- Instruction: Repeat what the lines below say, word for word, and skip every image.

- Supplied information:
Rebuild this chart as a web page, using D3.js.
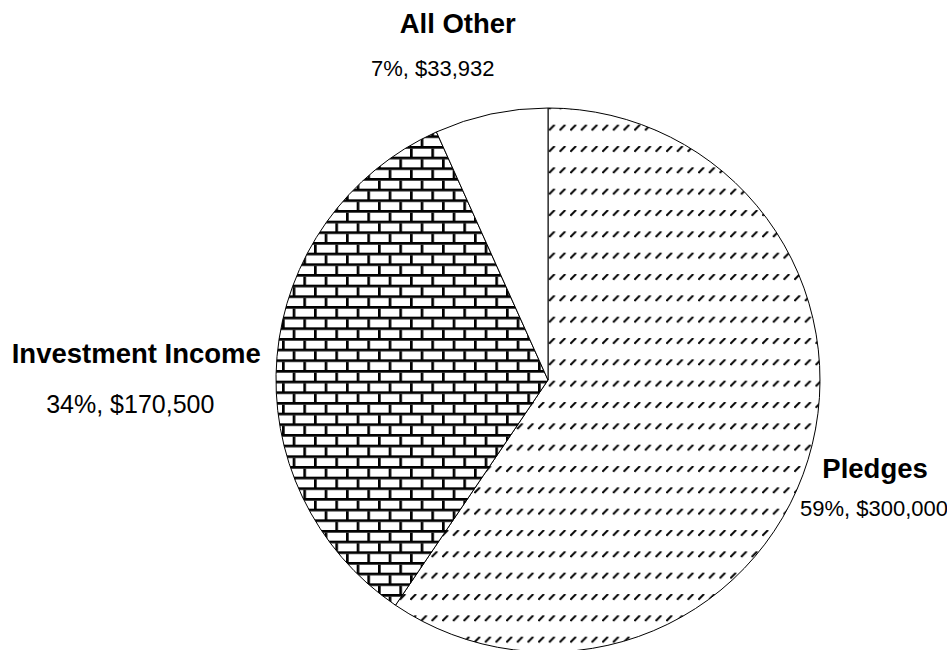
<html lang="en">
<head>
<style>
    body { margin: 0; background: #fff; }
    text { font-family: "Liberation Sans", Arial, sans-serif; fill: #000; }
</style>
</head>
<body>
</body>
<script type='text/javascript' src='https://d3js.org/d3.v7.min.js'></script>
<script>
    // data
    var categories = ["Pledges", "Investment Income", "All Other"];
    var amounts = [300000, 170500, 33932];
    var fills = ["url(#dashes)", "url(#bricks)", "#fff"];

    // where the labels sit, as nudges from a point just outside each slice
    var titleNudge = [[2, -2], [-73, 12], [-19, -15]];
    var valueNudge = [[1, 36], [-79, 62], [-44, 28]];
    var valueSize = [22, 25, 22];

    var width = 947,
        height = 650,
        radius = 272,
        cx = 548,
        cy = 380;

    var svg = d3.select("body").append("svg")
        .attr("width", width)
        .attr("height", height);

    // fill patterns, an old 8x8 bitmap blown up by 8/3
    var u = 8 / 3;
    var defs = svg.append("defs");

    var dash = defs.append("pattern")
        .attr("id", "dashes")
        .attr("patternUnits", "userSpaceOnUse")
        .attr("x", 0.67).attr("y", 0.67)
        .attr("width", 4 * u).attr("height", 8 * u);
    dash.append("rect").attr("width", 4 * u).attr("height", 8 * u).attr("fill", "#fff");
    dash.append("path")
        .attr("d", "M0.5,5.5L6,0")
        .attr("stroke", "#000")
        .attr("stroke-width", 2);

    var brick = defs.append("pattern")
        .attr("id", "bricks")
        .attr("patternUnits", "userSpaceOnUse")
        .attr("x", 0.67).attr("y", 0.67)
        .attr("width", 8 * u).attr("height", 8 * u);
    brick.append("rect").attr("width", 8 * u).attr("height", 8 * u).attr("fill", "#fff");
    brick.append("rect").attr("y", 0).attr("width", 8 * u).attr("height", u).attr("fill", "#000");
    brick.append("rect").attr("y", 4 * u).attr("width", 8 * u).attr("height", u).attr("fill", "#000");
    brick.append("rect").attr("x", 4 * u).attr("y", u).attr("width", u).attr("height", 3 * u).attr("fill", "#000");
    brick.append("rect").attr("x", 0).attr("y", 5 * u).attr("width", u).attr("height", 3 * u).attr("fill", "#000");

    var pie = d3.pie().sort(null);
    var arc = d3.arc().innerRadius(0).outerRadius(radius);
    var labelArc = d3.arc().innerRadius(radius * 1.25).outerRadius(radius * 1.25);

    var total = d3.sum(amounts);
    var money = d3.format("$,");

    var g = svg.append("g")
        .attr("transform", "translate(" + cx + "," + cy + ")");

    var slices = pie(amounts);

    g.selectAll("path")
        .data(slices)
        .enter().append("path")
        .attr("d", arc)
        .attr("fill", function (d, i) { return fills[i]; })
        .attr("stroke", "#000")
        .attr("stroke-width", 1);

    var labels = g.selectAll("g.label")
        .data(slices)
        .enter().append("g")
        .attr("class", "label");

    labels.append("text")
        .attr("x", function (d, i) { return labelArc.centroid(d)[0] + titleNudge[i][0]; })
        .attr("y", function (d, i) { return labelArc.centroid(d)[1] + titleNudge[i][1]; })
        .attr("text-anchor", "middle")
        .attr("font-size", 27.5)
        .attr("font-weight", "bold")
        .text(function (d, i) { return categories[i]; });

    labels.append("text")
        .attr("x", function (d, i) { return labelArc.centroid(d)[0] + valueNudge[i][0]; })
        .attr("y", function (d, i) { return labelArc.centroid(d)[1] + valueNudge[i][1]; })
        .attr("text-anchor", "middle")
        .attr("font-size", function (d, i) { return valueSize[i]; })
        .text(function (d) {
            return Math.round(d.value / total * 100) + "%, " + money(d.value);
        });
</script>
</html>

- Task output:
Rebuild this chart as a web page, using D3.js.
<html lang="en">
<head>
<style>
    body { margin: 0; background: #fff; }
    text { font-family: "Liberation Sans", Arial, sans-serif; fill: #000; }
</style>
</head>
<body>
</body>
<script type='text/javascript' src='https://d3js.org/d3.v7.min.js'></script>
<script>
    // data
    var categories = ["Pledges", "Investment Income", "All Other"];
    var amounts = [300000, 170500, 33932];
    var fills = ["url(#dashes)", "url(#bricks)", "#fff"];

    // where the labels sit, as nudges from a point just outside each slice
    var titleNudge = [[2, -2], [-73, 12], [-19, -15]];
    var valueNudge = [[1, 36], [-79, 62], [-44, 28]];
    var valueSize = [22, 25, 22];

    var width = 947,
        height = 650,
        radius = 272,
        cx = 548,
        cy = 380;

    var svg = d3.select("body").append("svg")
        .attr("width", width)
        .attr("height", height);

    // fill patterns, an old 8x8 bitmap blown up by 8/3
    var u = 8 / 3;
    var defs = svg.append("defs");

    var dash = defs.append("pattern")
        .attr("id", "dashes")
        .attr("patternUnits", "userSpaceOnUse")
        .attr("x", 0.67).attr("y", 0.67)
        .attr("width", 4 * u).attr("height", 8 * u);
    dash.append("rect").attr("width", 4 * u).attr("height", 8 * u).attr("fill", "#fff");
    dash.append("path")
        .attr("d", "M0.5,5.5L6,0")
        .attr("stroke", "#000")
        .attr("stroke-width", 2);

    var brick = defs.append("pattern")
        .attr("id", "bricks")
        .attr("patternUnits", "userSpaceOnUse")
        .attr("x", 0.67).attr("y", 0.67)
        .attr("width", 8 * u).attr("height", 8 * u);
    brick.append("rect").attr("width", 8 * u).attr("height", 8 * u).attr("fill", "#fff");
    brick.append("rect").attr("y", 0).attr("width", 8 * u).attr("height", u).attr("fill", "#000");
    brick.append("rect").attr("y", 4 * u).attr("width", 8 * u).attr("height", u).attr("fill", "#000");
    brick.append("rect").attr("x", 4 * u).attr("y", u).attr("width", u).attr("height", 3 * u).attr("fill", "#000");
    brick.append("rect").attr("x", 0).attr("y", 5 * u).attr("width", u).attr("height", 3 * u).attr("fill", "#000");

    var pie = d3.pie().sort(null);
    var arc = d3.arc().innerRadius(0).outerRadius(radius);
    var labelArc = d3.arc().innerRadius(radius * 1.25).outerRadius(radius * 1.25);

    var total = d3.sum(amounts);
    var money = d3.format("$,");

    var g = svg.append("g")
        .attr("transform", "translate(" + cx + "," + cy + ")");

    var slices = pie(amounts);

    g.selectAll("path")
        .data(slices)
        .enter().append("path")
        .attr("d", arc)
        .attr("fill", function (d, i) { return fills[i]; })
        .attr("stroke", "#000")
        .attr("stroke-width", 1);

    var labels = g.selectAll("g.label")
        .data(slices)
        .enter().append("g")
        .attr("class", "label");

    labels.append("text")
        .attr("x", function (d, i) { return labelArc.centroid(d)[0] + titleNudge[i][0]; })
        .attr("y", function (d, i) { return labelArc.centroid(d)[1] + titleNudge[i][1]; })
        .attr("text-anchor", "middle")
        .attr("font-size", 27.5)
        .attr("font-weight", "bold")
        .text(function (d, i) { return categories[i]; });

    labels.append("text")
        .attr("x", function (d, i) { return labelArc.centroid(d)[0] + valueNudge[i][0]; })
        .attr("y", function (d, i) { return labelArc.centroid(d)[1] + valueNudge[i][1]; })
        .attr("text-anchor", "middle")
        .attr("font-size", function (d, i) { return valueSize[i]; })
        .text(function (d) {
            return Math.round(d.value / total * 100) + "%, " + money(d.value);
        });
</script>
</html>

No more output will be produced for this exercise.